En nuestro tiempo, en nuestras actuales comunidades de creyentes, muchas veces también falta el verdadero espíritu de servicio y desfallece la oración, porque se reza muy poco, o con egoísmo, no pidiendo el bien para todos, amigos y enemigos, o no confiando en la providencia del Padre. Para el mundo de hoy, dominado por una cultura de la satisfacción, los justos, los últimos, los verdaderos creyentes son necesarios, son signos que se manifiestan con su vida de fe. El creyente con frecuencia es el gran sufriente, como el Siervo de Yahvé, y es además signo de contradicción en medio de un mundo que predica el individualismo. La vida del creyente es testimonio y alumbra una nueva realidad, obviamente no sin dolor, porque vivir la vida cristiana no es fácil en estos tiempos. Los justos-creyentes- provocan tanta conmoción, que los poderes del mundo no tienen otra preocupación que ahogar su voz, porque ellos son testigos y testimonio de la esperanza, viven la vida desde la libertad y la misericordia, desde la entrega y la generosidad, a semejanza de Cristo.

Al respecto el Papa Benedicto XVI nos dice: «…Ciertamente, el cristianismo nos da la alegría, porque el amor da alegría. Pero el amor es siempre un proceso en el que hay que perderse, en el que hay que salir de sí mismo. En este sentido, también es un proceso doloroso. Sólo así es hermoso y nos hace madurar y llegar a la verdadera alegría. Sí, el cristianismo nos anuncia la alegría; pero esta alegría sólo crece en el camino del amor y este camino del amor guarda relación con la cruz, con la comunión con Cristo crucificado. Y está representada por el grano de trigo que cae en tierra. Cuando comencemos a comprender y a aceptar esto, cada día, porque cada día nos trae alguna insatisfacción, alguna dificultad que también produce dolor, cuando aceptemos esta escuela del seguimiento de Cristo, como los Apóstoles tuvieron que aprender en esta escuela, entonces también seremos capaces de ayudar a los que sufren…» (Benedicto XVI, Diálogo con los seminaristas, 17 de febrero de 2007)

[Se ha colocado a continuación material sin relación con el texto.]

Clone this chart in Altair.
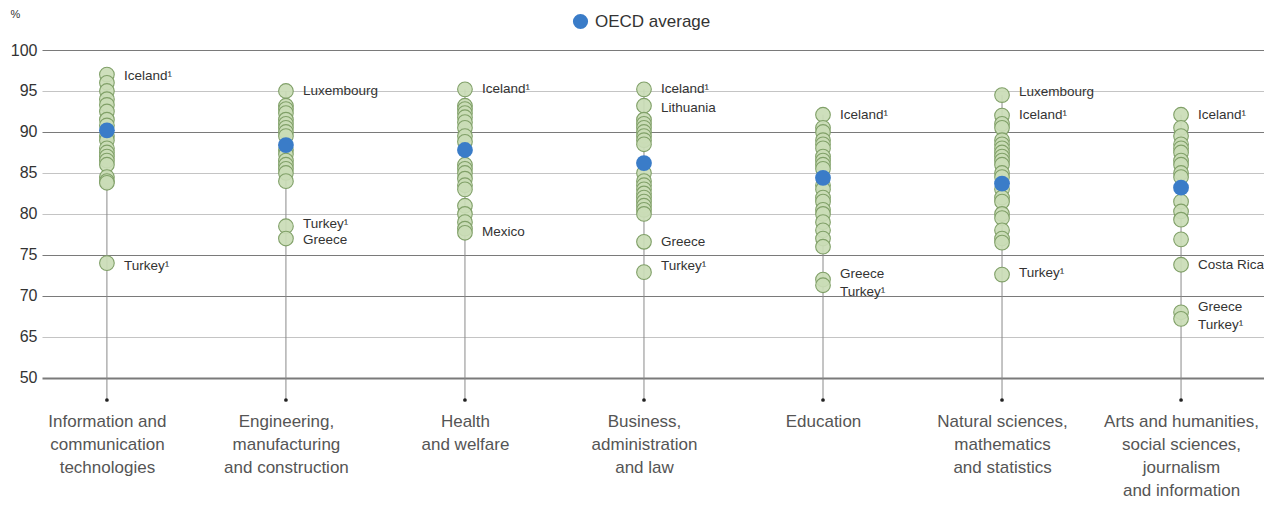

Por ello, en la medida en que atendamos correctamente la palabra de Cristo, estaremos abiertos a ella y acogeremos a los pequeños y débiles, y con ellos estaremos acogiendo a Jesús y al Padre. Esto ahora para nosotros significa ante todo acoger la Palabra, la caridad en la comunión profunda, hacernos los “primeros” en la ejecución de la voluntad del Señor, en el servir a los hermanos, de esta manera viviremos el auténtico significado de ser el último, el que se dona, porque lo que hace grande al creyente es vivir la vida en actitud de servicio, por eso dice Cristo en el evangelio: “...el que quiere ser el primero, debe hacerse el último de todos y el servidor de todos...".